Member of West Bengal Legislative Assembly
- In office 1991–2006
- Constituency: Domjur

Personal details
- Born: 21 July 1935 Baisari, Backergunge District, British India (present day Banaripara Upazila, Barisal District, Bangladesh.
- Died: 11 July 2020 (aged 84)
- Party: Communist Party of India (Marxist)

= Padma Nidhi Dhar =

Indian politician (1935–2020)

Padma Nidhi Dhar (21 July 1935 – 11 July 2020) was a three time MLA from Domjur. He was elected to West Bengal State Assembly in 1991, 1996 and 2001 from Communist Party of India (Marxist).

== Life and politics ==
He was born on 21 July 1935 in Baisari village of Backergunge District of undivided Bengal. His family moved to West Bengal when he was in the ninth grade at Baisari High School and lived in a rented house in Tiffin Bazaar area. He completed his schooling from Bally Jora Ashwathtala School and did his graduation from Surendranath College of Kolkata. Later he pursued master's degrees in Bengali and History as a private student. He worked as a rail hawker. He died on 11 July 2020. He is the grandfather of SFI All India Joint Secretary, Dipsita Dhar.

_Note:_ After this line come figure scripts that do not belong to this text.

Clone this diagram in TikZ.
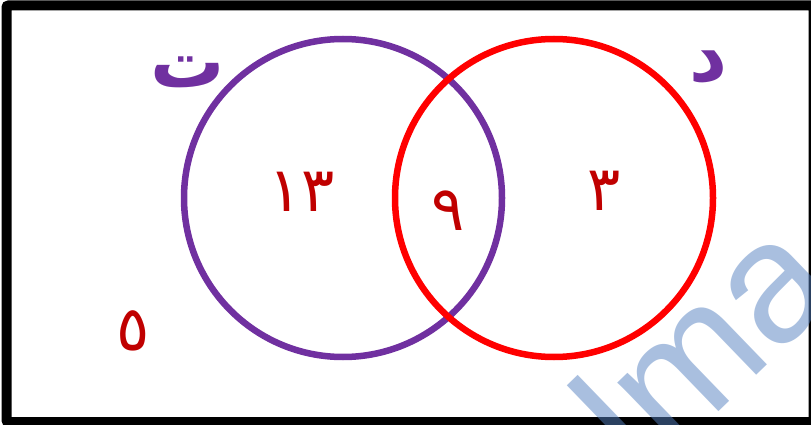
\documentclass[tikz,border=0pt]{standalone}
\usepackage{fontspec}
\setsansfont{Liberation Sans}
\newfontfamily\arabicfont[Script=Arabic]{DejaVu Sans}
\definecolor{setpurple}{RGB}{112,48,160}
\definecolor{setred}{RGB}{255,0,0}
\definecolor{numred}{RGB}{192,0,0}
\definecolor{markblue}{RGB}{84,128,192}
\begin{document}
\begin{tikzpicture}[x=1pt,y=-1pt,
  setline/.style={line width=6.5pt},
  setname/.style={text=setpurple,inner sep=0pt,font=\arabicfont\bfseries\fontsize{74}{76}\selectfont},
  count/.style={text=numred,inner sep=0pt,font=\arabicfont\fontsize{62}{64}\selectfont}]
  \useasboundingbox (0,0) rectangle (811,425);
  % universe and the two sets
  \draw[line width=10pt,rounded corners=2pt] (6.5,5.5) rectangle (813.5,422);
  \draw[setline,setpurple] (343,198) circle (159);
  \draw[setline,setred] (554,198) circle (159);
  % set names
  \node[setname] (nameT) at (188,72) {ت};
  \node[setname] (nameD) at (708,67) {د};
  % counts
  \node[count] (onlyT) at (302,192) {١٣};
  \node[count] (both) at (448,211) {٩};
  \node[count] (onlyD) at (604,191) {٣};
  \node[count] (outside) at (133,331) {٥};
  % watermark
  \begin{scope}
    \clip (0,0) rectangle (811,425);
    \node[rotate=44,inner sep=0pt,text=markblue,opacity=.5,
      font=\sffamily\fontsize{172}{172}\selectfont] (mark) at (702,343) {lma};
  \end{scope}
\end{tikzpicture}
\end{document}
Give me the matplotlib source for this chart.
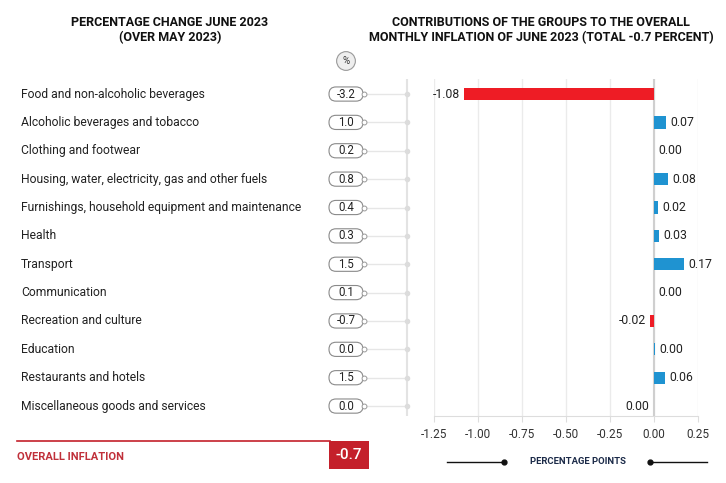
import matplotlib
matplotlib.use("Agg")
import matplotlib.pyplot as plt
from matplotlib.patches import FancyBboxPatch
from matplotlib.lines import Line2D

plt.rcParams["font.family"] = ["Roboto", "DejaVu Sans"]

# data
groups = [
    "Food and non-alcoholic beverages",
    "Alcoholic beverages and tobacco",
    "Clothing and footwear",
    "Housing, water, electricity, gas and other fuels",
    "Furnishings, household equipment and maintenance",
    "Health",
    "Transport",
    "Communication",
    "Recreation and culture",
    "Education",
    "Restaurants and hotels",
    "Miscellaneous goods and services",
]
pct_change = [-3.2, 1.0, 0.2, 0.8, 0.4, 0.3, 1.5, 0.1, -0.7, 0.0, 1.5, 0.0]
contrib = [-1.08, 0.07, 0.0, 0.08, 0.02, 0.03, 0.17, 0.0, -0.02, 0.003, 0.06, -0.001]
overall = -0.7
xticks = [-1.25, -1.00, -0.75, -0.50, -0.25, 0.00, 0.25]

W, H = 726, 483
RED = "#ee1c25"
BLUE = "#1f93d1"
DARK_RED = "#c4202b"
TXT = "#222222"


def fx(px):
    return px / W


def fy(py):
    return 1 - py / H


fig = plt.figure(figsize=(W / 100, H / 100), dpi=100)

top, bot = 79, 416
ax = fig.add_axes([fx(434), fy(bot), fx(698 - 434), (bot - top) / H])
axl = fig.add_axes([0, fy(bot), fx(420), (bot - top) / H], sharey=ax)
axl.set_zorder(0)
ax.set_zorder(1)

rows = list(range(len(groups)))
ax.set_ylim(11.35, -0.53)

# right chart: contributions
colors = [RED if v < 0 else BLUE for v in contrib]
ax.barh(rows, contrib, height=0.43, color=colors, zorder=3)
for y, v in zip(rows, contrib):
    lab = "0.00" if abs(v) < 0.005 else f"{v:.2f}"
    if v < 0:
        ax.text(v - 0.025, y, lab, ha="right", va="center", fontsize=8.8, color=TXT)
    else:
        ax.text(v + 0.025, y, lab, ha="left", va="center", fontsize=8.8, color=TXT)

ax.set_xlim(-1.25, 0.25)
ax.set_xticks(xticks)
ax.set_xticklabels([f"{t:.2f}" for t in xticks], fontsize=8.5, color="#333333")
ax.tick_params(axis="x", length=4, color="#dddddd", pad=5)
ax.tick_params(axis="y", left=False, labelleft=False)
ax.grid(axis="x", color="#ebebeb", lw=1, zorder=0)
ax.axvline(0, color="#cfcfcf", lw=1.5, zorder=2)
for s in ["top", "right", "left"]:
    ax.spines[s].set_visible(False)
ax.spines["bottom"].set_color("#dddddd")
ax.set_facecolor("none")

# left panel: group names and percentage change pills
axl.set_xlim(0, 420)
axl.axis("off")
row_px = (bot - top) / (11.35 + 0.53)
for y, name, v in zip(rows, groups, pct_change):
    axl.text(21, y, name, ha="left", va="center", fontsize=8.7, color=TXT)
    pill = FancyBboxPatch((329, y - 0.25), 34, 0.5,
                          boxstyle="round,pad=0,rounding_size=7",
                          mutation_aspect=1 / row_px,
                          fc="white", ec="#8a8a8a", lw=0.8, zorder=3)
    axl.add_patch(pill)
    axl.text(346, y, f"{v:.1f}", ha="center", va="center", fontsize=8.3, color=TXT, zorder=4)
    axl.plot([365, 407], [y, y], color="#e6e6e6", lw=1, zorder=1)
    axl.plot(364, y, "o", ms=3.5, mfc="white", mec="#9a9a9a", mew=0.7, zorder=4)
    axl.plot(407, y, "o", ms=3, color="#dcdcdc", zorder=2)
axl.axvline(407, color="#e3e3e3", lw=1.5, zorder=1)

# titles
fig.text(fx(170), fy(30), "PERCENTAGE CHANGE JUNE 2023\n(OVER MAY 2023)",
         ha="center", va="center", fontsize=9, fontweight="bold", color="#111111",
         linespacing=1.25)
fig.text(fx(541), fy(30), "CONTRIBUTIONS OF THE GROUPS TO THE OVERALL\n"
         "MONTHLY INFLATION OF JUNE 2023 (TOTAL -0.7 PERCENT)",
         ha="center", va="center", fontsize=9, fontweight="bold", color="#111111",
         linespacing=1.25)
fig.text(fx(346), fy(61), "%", ha="center", va="center", fontsize=7, color="#333333",
         bbox=dict(boxstyle="circle,pad=0.45", fc="#eeeeee", ec="#999999", lw=0.8))

# overall inflation
fig.add_artist(Line2D([fx(17), fx(330)], [fy(441), fy(441)], color=DARK_RED, lw=1.2))
fig.text(fx(17), fy(457), "OVERALL INFLATION", ha="left", va="center",
         fontsize=8, fontweight="bold", color="#c0303a")
fig.text(fx(349), fy(455), f"{overall:.1f}", ha="center", va="center", fontsize=11,
         fontweight="medium", color="white",
         bbox=dict(boxstyle="square,pad=0.45", fc=DARK_RED, ec="none"))

# axis caption with decorative lines
fig.text(fx(578), fy(462), "PERCENTAGE POINTS", ha="center", va="center",
         fontsize=6.8, fontweight="bold", color="#1b2a48")
fig.add_artist(Line2D([fx(447), fx(504)], [fy(462), fy(462)], color="#111111", lw=1))
fig.add_artist(Line2D([fx(504)], [fy(462)], marker="o", ms=3.5, color="#111111"))
fig.add_artist(Line2D([fx(650), fx(707)], [fy(462), fy(462)], color="#111111", lw=1))
fig.add_artist(Line2D([fx(650)], [fy(462)], marker="o", ms=3.5, color="#111111"))

# footnote, cut off at the bottom edge as in the original
fig.text(fx(17), fy(489), "Individual contributions may not sum to the total due to rounding",
         ha="left", va="center", fontsize=8.5, color="#f08080")

fig.savefig("out.png", dpi=100)
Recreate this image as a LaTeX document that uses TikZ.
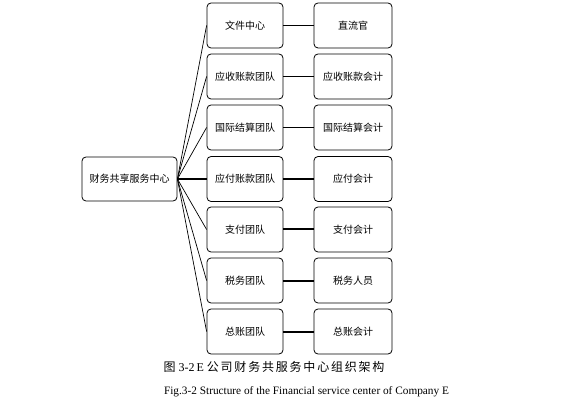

Padma Nidhi Dhar was first jailed on 1956 for a month during the political movement against Bengal Bihar unification. Then in 1966 again he was arrested and jailed for a year in PD act, as he was active in the food movement. He was elected to the Howrah district committee of CPI in 1960. Later he became CPI(M) Howrah district secretariat member.

After his death, Padma Nidhi Dhar memorial trust was formed, where they take up different social, welfare and cultural activities, including blood donation camp, examination workshops etc.